Alton Byrd

Chattanooga FC
- Title: Chief executive officer

Personal information
- Born: March 11, 1957 (age 69) San Francisco, California, U.S.
- Listed height: 5 ft 9 in (1.75 m)

Career information
- High school: Archbishop Riordan (San Francisco, California)
- College: Columbia (1976–1979)
- NBA draft: 1979: 10th round, 186th overall pick
- Drafted by: Boston Celtics
- Playing career: 1979–1997
- Position: Point guard

Career history
- 1979–1982: Crystal Palace
- 1983–1987: Murray International
- 1987–1988: Manchester United
- 1989–1992: Kingston Kings
- 1992–1994: Guildford Kings
- 1994–1997: Crystal Palace

Career highlights
- 5× Scottish League champion; 4 xBBL MVP (1980, 1981, 1991, 1992); Frances Pomeroy Naismith Award (1979); 3× First Team All-Ivy League (1977–1979);
- Stats at Basketball Reference

= Alton Byrd =

American basketball player (born 1957)

Joseph Alton Byrd (born November 3, 1957) is an American-British former professional basketball player who is the former chief executive officer of Chattanooga FC of the MLS Next Pro.

He grew up in the San Francisco area, where he was a high school basketball star.

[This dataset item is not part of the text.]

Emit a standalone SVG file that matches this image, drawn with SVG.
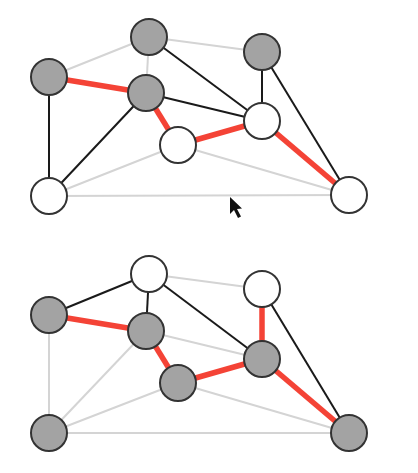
<svg xmlns="http://www.w3.org/2000/svg" width="418" height="473" viewBox="0 0 418 473">
<style>
.n{stroke:#333;stroke-width:2}
.g{fill:#a3a3a3}
.w{fill:#fff}
.k{stroke:#1a1a1a;stroke-width:2;fill:none}
.l{stroke:#d4d4d4;stroke-width:2;fill:none}
.r{stroke:#f44336;stroke-width:5.5;fill:none}
</style>
<rect width="418" height="473" fill="#fff"/>
<g id="connectors">
<line class="l" x1="49" y1="77" x2="149" y2="37"/>
<line class="l" x1="149" y1="37" x2="262" y2="52"/>
<line class="l" x1="149" y1="37" x2="146" y2="93"/>
<line class="l" x1="49" y1="196" x2="178" y2="145"/>
<line class="l" x1="49" y1="196" x2="349" y2="195"/>
<line class="l" x1="178" y1="145" x2="349" y2="195"/>
<line class="k" x1="49" y1="77" x2="49" y2="196"/>
<line class="k" x1="149" y1="37" x2="262" y2="121"/>
<line class="k" x1="146" y1="93" x2="262" y2="121"/>
<line class="k" x1="146" y1="93" x2="49" y2="196"/>
<line class="k" x1="262" y1="52" x2="262" y2="121"/>
<line class="k" x1="262" y1="52" x2="349" y2="195"/>
<line class="r" x1="49" y1="77" x2="146" y2="93"/>
<line class="r" x1="146" y1="93" x2="178" y2="145"/>
<line class="r" x1="178" y1="145" x2="262" y2="121"/>
<line class="r" x1="262" y1="121" x2="349" y2="195"/>

<line class="l" x1="149" y1="274" x2="262" y2="289"/>
<line class="l" x1="49" y1="315" x2="49" y2="433"/>
<line class="l" x1="49" y1="433" x2="146" y2="331"/>
<line class="l" x1="49" y1="433" x2="178" y2="383"/>
<line class="l" x1="49" y1="433" x2="349" y2="433"/>
<line class="l" x1="178" y1="383" x2="349" y2="433"/>
<line class="l" x1="146" y1="331" x2="262" y2="359"/>
<line class="k" x1="49" y1="315" x2="149" y2="274"/>
<line class="k" x1="149" y1="274" x2="146" y2="331"/>
<line class="k" x1="149" y1="274" x2="262" y2="359"/>
<line class="k" x1="262" y1="289" x2="349" y2="433"/>
<line class="r" x1="49" y1="315" x2="146" y2="331"/>
<line class="r" x1="146" y1="331" x2="178" y2="383"/>
<line class="r" x1="178" y1="383" x2="262" y2="359"/>
<line class="r" x1="262" y1="359" x2="349" y2="433"/>
<line class="r" x1="262" y1="289" x2="262" y2="359"/>
</g>
<g id="t-a"><circle class="n g" cx="49" cy="77" r="18"/></g>
<g id="t-b"><circle class="n g" cx="149" cy="37" r="18"/></g>
<g id="t-c"><circle class="n g" cx="262" cy="52" r="18"/></g>
<g id="t-d"><circle class="n g" cx="146" cy="93" r="18"/></g>
<g id="t-e"><circle class="n w" cx="178" cy="145" r="18"/></g>
<g id="t-f"><circle class="n w" cx="262" cy="121" r="18"/></g>
<g id="t-g"><circle class="n w" cx="49" cy="196" r="18"/></g>
<g id="t-h"><circle class="n w" cx="349" cy="195" r="18"/></g>

<g id="b-a"><circle class="n g" cx="49" cy="315" r="18"/></g>
<g id="b-b"><circle class="n w" cx="149" cy="274" r="18"/></g>
<g id="b-c"><circle class="n w" cx="262" cy="289" r="18"/></g>
<g id="b-d"><circle class="n g" cx="146" cy="331" r="18"/></g>
<g id="b-e"><circle class="n g" cx="178" cy="383" r="18"/></g>
<g id="b-f"><circle class="n g" cx="262" cy="359" r="18"/></g>
<g id="b-g"><circle class="n g" cx="49" cy="433" r="18"/></g>
<g id="b-h"><circle class="n g" cx="349" cy="433" r="18"/></g>

<g id="cursor"><polygon points="230,197 230,214 234,210 238,218 241,216.5 237,209 242,208.5" fill="#111"/></g>
</svg>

He continued to be a basketball star at Columbia University, where he was one of the best point guards in the country in spite of his small stature. His height was usually officially listed as 5 ft 9 in. He holds the school records for career assists (526) and assists in a single season (210).

After receiving his bachelor's degree from Columbia College in 1979, he attended the Boston Celtics rookie camp, but, suffering with a foot injury, he did not get a contract and joined Crystal Palace of the British Basketball League. During his rookie season, he led Palace to a 50–5 record. He later started for teams in Edinburgh, Manchester, Guildford and Kingston. In 1984 he became a British citizen and made his debut for England.

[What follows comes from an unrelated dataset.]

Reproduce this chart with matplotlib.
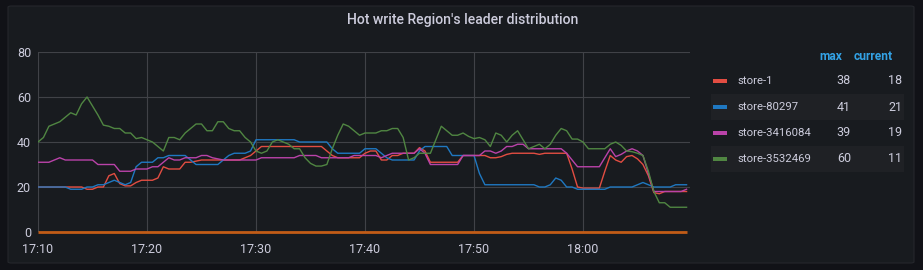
import matplotlib
matplotlib.use("Agg")
import matplotlib.pyplot as plt
from matplotlib.patches import Rectangle, FancyBboxPatch
import pandas as pd

# ---------------- data ----------------
title = "Hot write Region's leader distribution"
start_time = "2021-01-01 17:10:00"
step_seconds = 30

store_1 = [20, 20, 20, 20, 20, 20, 20, 20, 20, 19, 19, 20, 20, 25, 26, 21.5, 20.5, 20.5, 22, 23,
           23, 23, 24, 29, 28, 28, 28, 31, 31, 31.5, 32, 32, 32, 32, 32, 32, 32, 32, 33, 34,
           36, 38, 38, 38, 38, 38, 38, 38, 38, 38, 38, 38, 38, 36, 34, 33, 33, 33, 33, 33,
           35, 36, 36, 32, 32, 34, 34, 35, 35, 35, 37.5, 36, 31, 31, 31, 31, 31, 31, 34, 34,
           34, 34, 34, 33, 33, 33.5, 34.5, 35, 35, 35, 35, 35, 34.5, 35, 35, 35, 35, 35, 28, 20,
           19.5, 19.5, 19.5, 19.5, 27, 34, 32, 31, 33.5, 34, 32.5, 30, 25, 17.5, 17, 18, 18, 18, 18, 18]
store_80297 = [20, 20, 20, 20, 20, 20, 19, 19, 19, 20, 20, 21, 21, 22, 23, 22, 21, 22, 29, 31,
               31, 31, 33, 33, 34, 34, 34, 34, 32, 30, 30, 30, 30, 30, 32, 34, 35, 35, 35, 36,
               41, 41, 41, 41, 41, 41, 41, 41, 40, 40, 40, 40, 40, 40, 37, 35, 35, 35, 35, 35,
               37, 37, 37, 35, 33, 32, 32, 32, 32, 32, 36, 38, 38, 38, 38, 38, 34, 34, 34, 34,
               34, 26, 21, 21, 21, 21, 21, 21, 21, 21, 21, 21, 20, 20, 21, 24, 23, 20, 20, 19,
               19, 19, 19, 19, 19, 20, 20, 20, 20, 20, 21, 22, 21, 20, 20, 20, 20, 21, 21, 21]
store_3416084 = [31, 31, 31, 32, 33, 32, 32, 32, 32, 32, 32, 30, 30, 30, 30, 27, 27, 27, 28, 28,
                 28, 29, 29, 31, 33, 32, 32, 33, 33, 33, 34, 34, 33, 32.5, 32, 32, 32, 32, 32, 32,
                 32, 33, 33, 33, 33, 33, 33, 33, 34, 34, 34, 34, 33, 33, 33, 33, 33, 33, 34, 34,
                 34, 34, 34, 33, 34, 35, 35, 35, 35, 35, 37, 35, 30, 30, 30, 30, 30, 30, 34, 34,
                 34, 34, 36, 36, 35, 36, 38, 38, 39, 39, 37, 37, 37, 37, 37, 37, 37, 35, 32, 29,
                 29, 29, 29, 29, 33, 37, 33.5, 34.5, 36, 37, 36, 34, 26, 18, 18, 18, 18, 18, 18, 19]
store_3532469 = [40, 42, 47, 48, 49, 51, 53, 52, 57, 60, 56, 52, 47.5, 47, 46, 46, 44, 44, 41.5, 42,
                 41, 40, 38, 36, 42, 42, 41, 44, 46, 48, 48, 45, 45, 49, 49, 46, 45, 45, 42, 40,
                 36, 35, 36, 40, 41, 40, 39, 37, 37, 33, 30.5, 29.3, 29.3, 30, 37, 43, 48, 47, 45, 43,
                 44, 44, 44, 45, 45, 46, 46, 42, 32, 33, 35, 35, 35, 41, 47, 45, 43, 43, 44, 42.5,
                 41.5, 42, 41, 38, 44, 43, 40, 43, 45, 41, 37, 38, 39, 37, 39, 43, 46, 45, 41.3, 41.3,
                 40, 37, 37, 37, 37, 39, 40, 38.5, 36, 35.7, 35, 34, 27, 18, 13, 13, 11, 11, 11, 11]
hidden_zero = [0] * 120

series_names = ["store-1", "store-80297", "store-3416084", "store-3532469"]
series_values = [store_1, store_80297, store_3416084, store_3532469]
series_colors = ["#E24D42", "#1F78C1", "#BA43A9", "#508642"]
legend_max = ["38", "41", "39", "60"]
legend_current = ["18", "21", "19", "11"]

y_ticks = [0, 20, 40, 60, 80]
x_tick_labels = ["17:10", "17:20", "17:30", "17:40", "17:50", "18:00"]

# ---------------- figure ----------------
W, H = 923, 270
DPI = 100
fig = plt.figure(figsize=(W / DPI, H / DPI), dpi=DPI, facecolor="#111217")
FONT = ["Roboto", "DejaVu Sans"]
TXT = "#ccccdc"

def px(v):
    return v * 72 / DPI

# panel
panel = FancyBboxPatch((8 / W, (H - 263) / H), (914 - 8) / W, (263 - 6) / H,
                       boxstyle="round,pad=0,rounding_size=0.004",
                       transform=fig.transFigure, facecolor="#181b1f",
                       edgecolor="#25272c", linewidth=0.8, zorder=-5)
fig.patches.append(panel)

fig.text(463 / W, 1 - 20 / H, title, ha="center", va="center", color=TXT,
         fontsize=px(14), fontweight="medium", family=FONT)

L, R, T, B = 38, 690, 52, 232
ax = fig.add_axes([L / W, (H - B) / H, (R - L) / W, (B - T) / H])
ax.set_facecolor("none")
ax.set_zorder(2)

times = pd.date_range(start=start_time, periods=len(store_1), freq=f"{step_seconds}s")
t0 = pd.Timestamp(start_time)
for vals, col in zip(series_values, series_colors):
    ax.plot(times, vals, color=col, lw=1.0, zorder=4)
ax.plot(times, hidden_zero, color="#C15C17", lw=2.0, zorder=5, solid_capstyle="butt", clip_on=False)

ax.set_ylim(0, 80)
ax.set_xlim(t0, t0 + pd.Timedelta(minutes=(R - L) / 10.9))
ax.set_yticks(y_ticks)
ax.set_yticklabels([str(v) for v in y_ticks])
xt = [t0 + pd.Timedelta(minutes=10 * i) for i in range(len(x_tick_labels))]
ax.set_xticks(xt)
ax.set_xticklabels(x_tick_labels)
ax.grid(True, color="#404247", lw=0.8)
ax.set_axisbelow(True)
for s in ax.spines.values():
    s.set_visible(False)
ax.tick_params(length=0, colors=TXT, labelsize=px(12.5))
for lab in ax.get_xticklabels() + ax.get_yticklabels():
    lab.set_family(FONT)
ax.tick_params(axis="x", pad=px(11))
ax.tick_params(axis="y", pad=px(7))

# legend table
fig.text(831 / W, 1 - 57 / H, "max", ha="center", va="center", color="#33a2e5",
         fontsize=px(12), fontweight="bold", family=FONT)
fig.text(873 / W, 1 - 57 / H, "current", ha="center", va="center", color="#33a2e5",
         fontsize=px(12), fontweight="bold", family=FONT)
row_y = [81, 107, 133, 159]
for i, (name, col, mx, cur) in enumerate(zip(series_names, series_colors, legend_max, legend_current)):
    y = row_y[i]
    if i % 2 == 1:
        fig.patches.append(Rectangle((711 / W, 1 - (y + 13) / H), (904 - 711) / W, 26 / H,
                                     transform=fig.transFigure, facecolor="#1f2125",
                                     edgecolor="none", zorder=1))
    fig.patches.append(Rectangle((713 / W, 1 - (y + 2) / H), 14 / W, 4 / H,
                                 transform=fig.transFigure, facecolor=col,
                                 edgecolor="none", zorder=2))
    fig.text(737 / W, 1 - y / H, name, ha="left", va="center", color=TXT,
             fontsize=px(11.4), family=FONT, zorder=3)
    fig.text(851 / W, 1 - y / H, mx, ha="right", va="center", color=TXT,
             fontsize=px(12.5), family=FONT, zorder=3)
    fig.text(902 / W, 1 - y / H, cur, ha="right", va="center", color=TXT,
             fontsize=px(12.5), family=FONT, zorder=3)

fig.savefig("out.png", dpi=DPI, facecolor=fig.get_facecolor())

Off the court, he pursued a variety of broadcasting and business ventures, including a weekly show on BBC Radio 5 Live dedicated to American sports. From 1997 to 1999, he was the general manager of the London Monarchs of NFL Europe, while there he guided the team to rebrand as the England Monarchs, before ultimately transitioning the team to Berlin after a 1998 season that ended with a 3–7 record, after three straight 4–6 tallies.

In 1999, he returned to the United States to be a vice president of strategic alliances for the Sacramento Kings. In 2002, he then founded a management consulting company, Clear Focus Consulting. In September 2013, the Atlanta Dream hired him as the chief revenue officer. On March 24, 2016, the Brooklyn Nets hired Alton Byrd as the vice president of business operations.

Byrd continued with the Nets organization through July 2023 as the Senior Vice President-Growth Properties/Community Relations for BSE Global Long Island Nets of the NBA G League and Nets Gaming of NBA 2K League.

Byrd was the chief executive officer of Chattanooga FC from July 2023 to December 2024.